By Chris Edwards
GROVETON – Trinity County Commissioners continued to discuss the proposed county budget for fiscal year 2018 at the regular meeting of the Commissioners' Court on Monday, September 11.
Before launching a budget workshop during the meeting, the officials present discussed a few changes made to the proposed budget and approved the order of salaries for elected officials in the county.
County Auditor Bonnie Kennedy called to the commissioners' attention some revisions made to the budget due to calculating errors on a previous draft, errors which had since been corrected. Kennedy also noted that in the current draft of the budget, monies had been transferred from the general fund into the individual precincts in order to offset lost income from different sources, such as the Forest Service funds.
In other business on the court's agenda, Kennedy reported on the resignation of assistant auditor Dan Fuller. Following Fuller's departure, Kennedy noted that part-time accounts payable employee Deanna Weathers will be re-classified as a part-time assistant auditor.
Sheriff Woody Wallace gave his report to the court, and made note of his department's monthly breakfast, which is held on the first Monday of each month in the Trinity County Courtroom Annex, and is held on a donation basis for the meal. Sheriff Wallace told the court that the September breakfast netted around $316 to go toward the Sheriff's Department Belt Buckle Bash Program.
Sheriff Wallace brought a deal before the court to consider, the possible purchase of a bus from Clifton Chevrolet in Corrigan. Sheriff Wallace noted that the van used currently by his department has over 200,000 miles on it, and does not have near the passenger capacity of the bus, which has a 28-person capacity. The bus is being sold at a price of $12,500, and Sheriff Wallace asked the commissioners to consider its purchase. He noted that although he hasn't encountered any problems yet with the van, problems could arise in the near future due to its high mileage.

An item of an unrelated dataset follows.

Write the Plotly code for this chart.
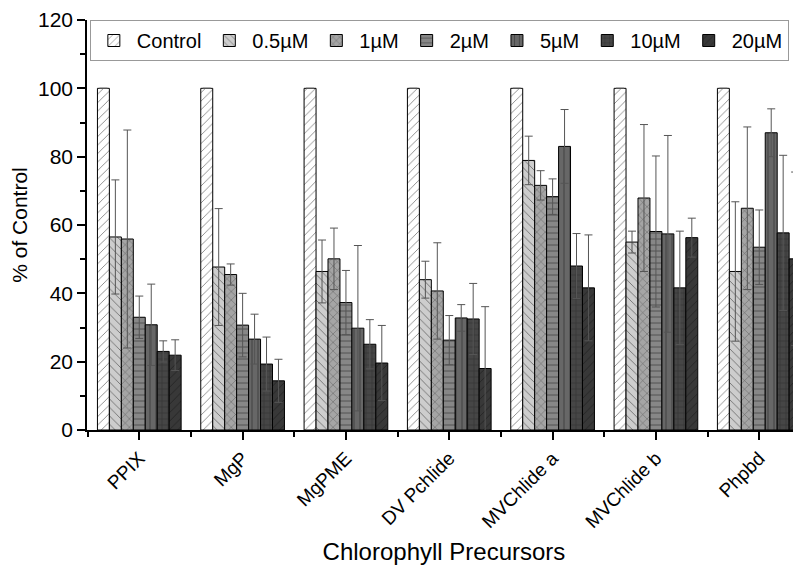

Several items on the commissioners' agenda dealt with roads within the county, matters that have arisen due to the 911 addressing protocols. Commissioners discussed, and approved the removal of Spring Road in Precinct #4 from the 911 addressing map. The road was determined to be a private road, and not maintained by the county. According to Precinct #4 Commissioner Jimmy Brown, there are no characteristics that actually define it as an actual road (e.g. a sign).
Public hearings were conducted to change the name of a road in Precinct #2; to correct an error in the county road map pertaining to a road in Precinct #1, and to correct the spelling of Sulfur Creek Road. As to the matter of the road in Precinct #2, a segment of Lakeway Drive in the Westwood Shores subdivision was changed to Westpoint Drive in order to comply with the 911 addressing protocols.
The hearing over the road in Precinct #1 was to correct an error on the county road map to confirm that Cook Road has been and is a county-maintained road, and to change the name of the road to Bill Cook Lane. Precinct #1 Commissioner Grover "Tiger" Worsham noted that this was necessary because of the name, that there is already a Cook Road elsewhere in the county. The change went approved with a motion from Commissioner Worsham and a second by Precinct #3 Commissioner Neal Smith.
No action was taken on the last hearing dealing with roads on the agenda. The hearing was intended to correct the spelling of Sulfur Creek Road to "Sulphur Creek Road" as well as a change of spelling for Old Sulfur School Road to "Old Sulphur School Road." Some debate ensued over the spelling variances and what was an acceptable spelling for the roads, but ultimately no action was taken.
Another public hearing was set for the Commissioners' Court meeting of Monday, October 10, to change the name of Kennedy Boulevard in Precinct #3 to Mattie Thelma Rosser Road.
Commissioners decided to pass on an item that involved Trinity County becoming a member of TEX-21, a collective, grassroots effort to improve the transportation infrastructure in Texas and Oklahoma. Judge Doug Page said that more information was needed on the organization, and whether or not it would be of any benefit to the county.